**OBJECTIVE:** Quote all lines below exactly. Images stay out.

**INFORMATION SHOWN:**
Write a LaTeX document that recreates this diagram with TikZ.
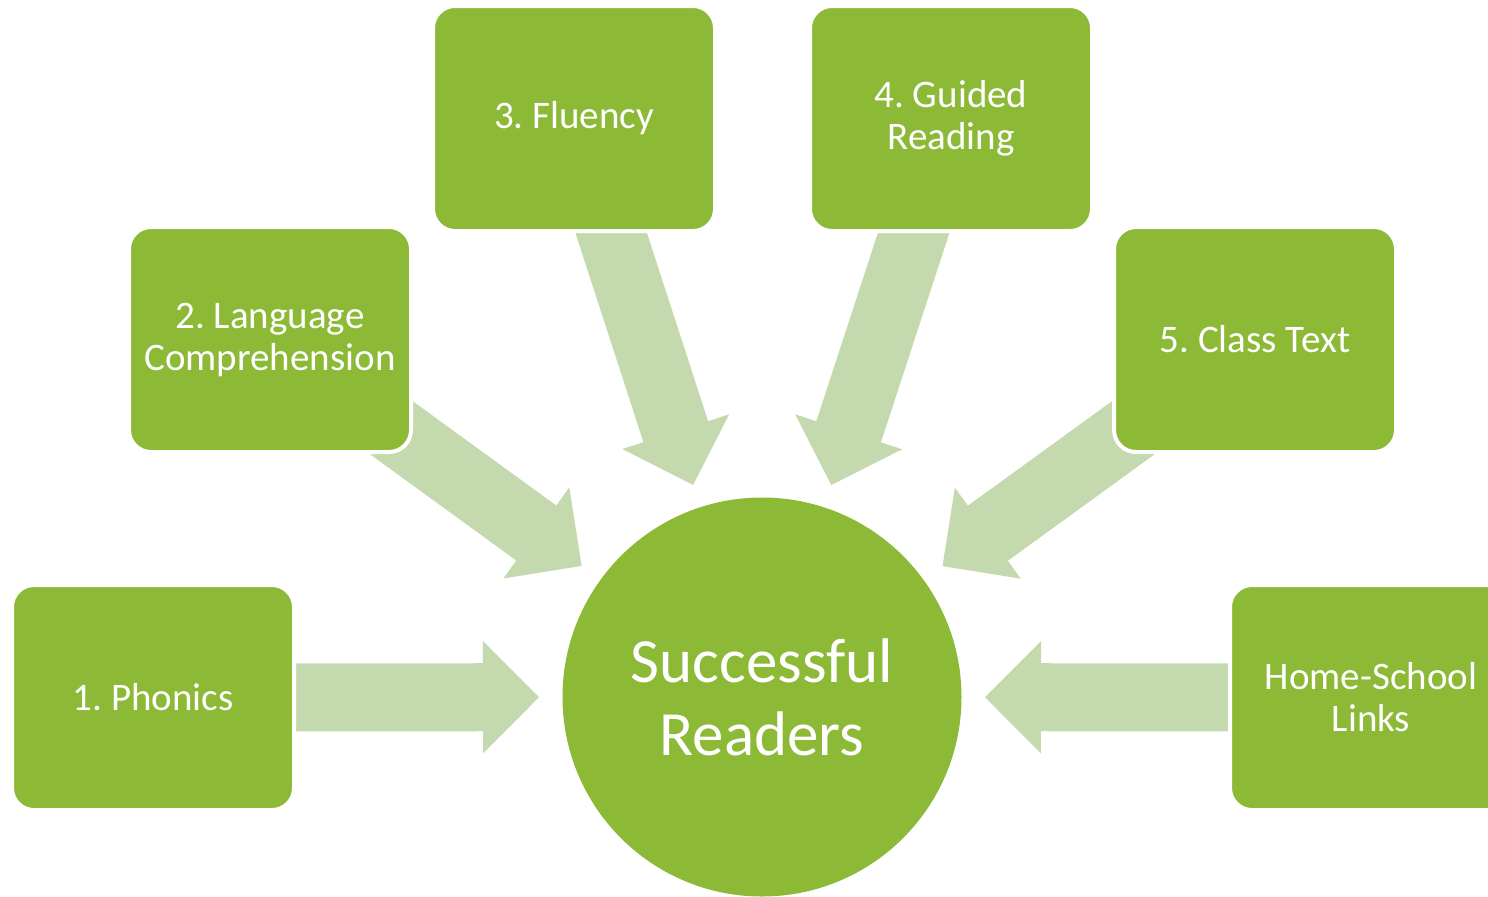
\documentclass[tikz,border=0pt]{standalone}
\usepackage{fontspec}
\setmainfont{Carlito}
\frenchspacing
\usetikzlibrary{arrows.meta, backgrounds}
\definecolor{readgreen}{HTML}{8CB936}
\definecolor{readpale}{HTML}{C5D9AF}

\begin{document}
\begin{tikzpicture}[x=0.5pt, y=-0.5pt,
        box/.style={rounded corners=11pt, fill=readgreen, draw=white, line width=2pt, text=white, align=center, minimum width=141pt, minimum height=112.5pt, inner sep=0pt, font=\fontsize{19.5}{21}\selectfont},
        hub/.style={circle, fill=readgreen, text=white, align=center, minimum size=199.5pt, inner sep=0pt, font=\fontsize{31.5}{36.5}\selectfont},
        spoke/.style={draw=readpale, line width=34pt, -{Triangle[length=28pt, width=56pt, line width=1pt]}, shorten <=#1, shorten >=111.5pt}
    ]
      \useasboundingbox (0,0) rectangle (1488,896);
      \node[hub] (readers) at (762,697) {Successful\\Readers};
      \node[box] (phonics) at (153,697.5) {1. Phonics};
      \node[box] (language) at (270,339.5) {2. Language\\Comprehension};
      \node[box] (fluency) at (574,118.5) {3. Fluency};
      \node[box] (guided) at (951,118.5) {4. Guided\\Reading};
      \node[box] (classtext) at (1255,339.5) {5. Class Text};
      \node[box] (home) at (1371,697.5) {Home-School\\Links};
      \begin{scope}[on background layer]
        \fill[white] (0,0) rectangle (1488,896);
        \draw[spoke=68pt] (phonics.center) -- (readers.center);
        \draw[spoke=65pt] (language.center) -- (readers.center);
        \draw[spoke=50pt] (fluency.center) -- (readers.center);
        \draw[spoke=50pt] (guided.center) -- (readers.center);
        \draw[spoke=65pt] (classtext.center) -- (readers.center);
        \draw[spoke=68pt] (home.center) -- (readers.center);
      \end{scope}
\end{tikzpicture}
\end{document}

**WRITTEN REPLY:**
Write a LaTeX document that recreates this diagram with TikZ.
\documentclass[tikz,border=0pt]{standalone}
\usepackage{fontspec}
\setmainfont{Carlito}
\frenchspacing
\usetikzlibrary{arrows.meta, backgrounds}
\definecolor{readgreen}{HTML}{8CB936}
\definecolor{readpale}{HTML}{C5D9AF}

\begin{document}
\begin{tikzpicture}[x=0.5pt, y=-0.5pt,
        box/.style={rounded corners=11pt, fill=readgreen, draw=white, line width=2pt, text=white, align=center, minimum width=141pt, minimum height=112.5pt, inner sep=0pt, font=\fontsize{19.5}{21}\selectfont},
        hub/.style={circle, fill=readgreen, text=white, align=center, minimum size=199.5pt, inner sep=0pt, font=\fontsize{31.5}{36.5}\selectfont},
        spoke/.style={draw=readpale, line width=34pt, -{Triangle[length=28pt, width=56pt, line width=1pt]}, shorten <=#1, shorten >=111.5pt}
    ]
      \useasboundingbox (0,0) rectangle (1488,896);
      \node[hub] (readers) at (762,697) {Successful\\Readers};
      \node[box] (phonics) at (153,697.5) {1. Phonics};
      \node[box] (language) at (270,339.5) {2. Language\\Comprehension};
      \node[box] (fluency) at (574,118.5) {3. Fluency};
      \node[box] (guided) at (951,118.5) {4. Guided\\Reading};
      \node[box] (classtext) at (1255,339.5) {5. Class Text};
      \node[box] (home) at (1371,697.5) {Home-School\\Links};
      \begin{scope}[on background layer]
        \fill[white] (0,0) rectangle (1488,896);
        \draw[spoke=68pt] (phonics.center) -- (readers.center);
        \draw[spoke=65pt] (language.center) -- (readers.center);
        \draw[spoke=50pt] (fluency.center) -- (readers.center);
        \draw[spoke=50pt] (guided.center) -- (readers.center);
        \draw[spoke=65pt] (classtext.center) -- (readers.center);
        \draw[spoke=68pt] (home.center) -- (readers.center);
      \end{scope}
\end{tikzpicture}
\end{document}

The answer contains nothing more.